Kornet.co.id – Fenomena pembatalan Nikah sepihak hanya lewat chat kembali jadi sorotan publik. Di zaman di mana komunikasi bisa dilakukan dengan sentuhan jari, justru nilai-nilai etika terancam terkikis begitu brutal. Cukup dengan satu pesan singkat, satu paragraf, beberapa kalimat yang dingin, sebuah rencana sakral bernama Nikah bisa dibatalkan begitu saja. Betapa absurd, betapa tragis, betapa menyakitkan bagi pihak yang menjadi korban keputusan semacam ini.
Tidak ada tatap muka.
Tidak ada penjelasan panjang.
Tidak ada diskusi dewasa.
Hanya sebuah kata: batal.
Selesai.
Luka Psikologis yang Tak Terlihat
Pernikahan bukan hanya soal acara sakral yang berlangsung beberapa jam. Nikah adalah proses panjang yang melibatkan persiapan, keluarga besar, waktu, tenaga, bahkan perasaan dan mental yang terikat secara mendalam. Ketika seseorang membatalkan Nikah hanya lewat chat, maka ia sedang memotong bukan hanya hubungan, tetapi juga harapan yang telah dibangun dengan detail.

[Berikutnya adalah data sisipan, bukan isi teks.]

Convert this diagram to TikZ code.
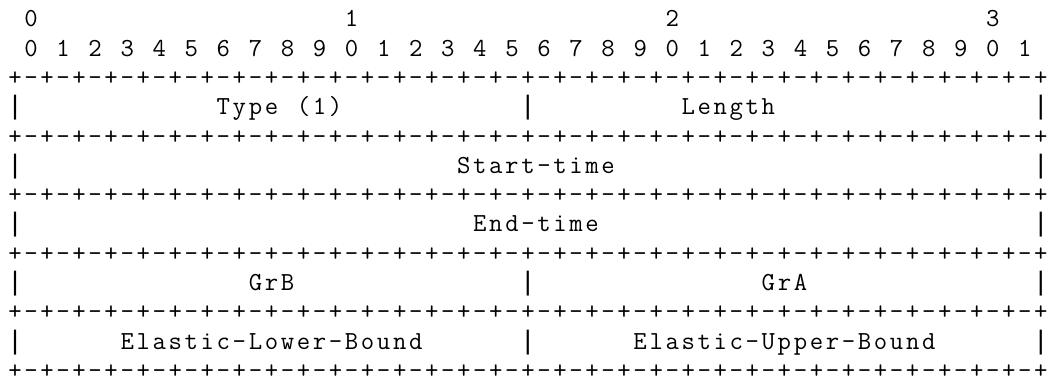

Perempuan yang diputuskan sepihak bukan hanya kehilangan calon suami.
Ia kehilangan harga dirinya di hadapan keluarga besarnya.
Ia kehilangan ekspektasi masa depan yang telah ia rancang dalam diam.
Ia kehilangan rasa aman dari hubungan yang ia kira menuju ke pelaminan.
Luka seperti ini tidak sembuh hanya dalam hitungan hari.
Ternyata Menikahi Mantannya Sendiri
Lebih memilukan lagi ketika terungkap alasan di balik kata “batal” tersebut. Pria yang membatalkan Nikah sepihak itu ternyata justru Nikah dengan mantan kekasihnya sendiri. Artinya, rencana pernikahan sebelumnya hanya terjadi sementara masa lalunya masih belum ia tuntaskan. Perempuan yang menjadi korban pembatalan itu hanyalah menjadi “pengganti sementara,” atau mungkin “pelarian emosional,” sebelum pria tersebut kembali pada masa lalu yang sesungguhnya belum selesai.
Dan itu bukan hanya kejam.
Itu adalah penghianatan secara penuh.
Karena seseorang memilih memulai Nikah baru tanpa menutup masa lalu lama.
Media Sosial Mengubah Cara Orang Berkomitmen
Beberapa orang mungkin berpendapat bahwa era digital membuat semua hal terasa mudah. Tetapi kemudahan itu juga mengubah cara orang menghadapi tanggung jawab. Pesan sederhana di aplikasi chat kini bisa menjadi alat untuk menunda, menghindar, bahkan melarikan diri dari kewajiban moral.
Seseorang tidak perlu berani berhadapan.
Tidak perlu mempertanggung jawabkan sikapnya.
Cukup ketik, kirim, dan hilang.
Etika dalam relasi semakin rapuh.
Moralitas komitmen semakin merosot.
Nikah bukan lagi sesuatu yang diperjuangkan dengan keberanian.
Nikah menjadi sebuah proses transaksional yang bisa dibatalkan sesuka hati.
Penilaian Publik: Cinta Tanpa Tanggung Jawab
Ketika kasus ini mencuat ke permukaan, publik langsung menilai fenomena ini sebagai bukti paling jelas bahwa cinta saja tidak cukup.
Jika seseorang masih menggenggam masa lalu, maka ia tidak layak membawa seseorang ke masa depan. Karena masa depan bukan tempat pelarian. Masa depan membutuhkan ketegasan memilih dan mengakhiri apa yang memang harus diakhiri.
Penutup
Pembatalan sepihak hanya lewat chat adalah refleksi dari kemunduran cara manusia beretika dalam hubungan. Ini bukan sekadar drama. Ini realita pahit bahwa sebagian orang masih memandang sebagai sesuatu yang bisa dinego, diganti, atau dibatalkan kapan saja ketika ada opsi baru yang lebih sesuai.
Pada akhirnya, yang terluka bukan hanya hati. Tetapi harga diri, martabat, dan kewarasan dalam memaknai sebuah ikatan. Semoga ini menjadi peringatan keras bahwa sebelum masuk ke pelaminan, pastikan hati dan masa lalu sudah benar-benar tuntas. Karena salah memilih pasangan bukan hanya menunda kebahagiaan, tetapi bisa menjadikan seseorang korban dari ketidakmatangan moral orang lain.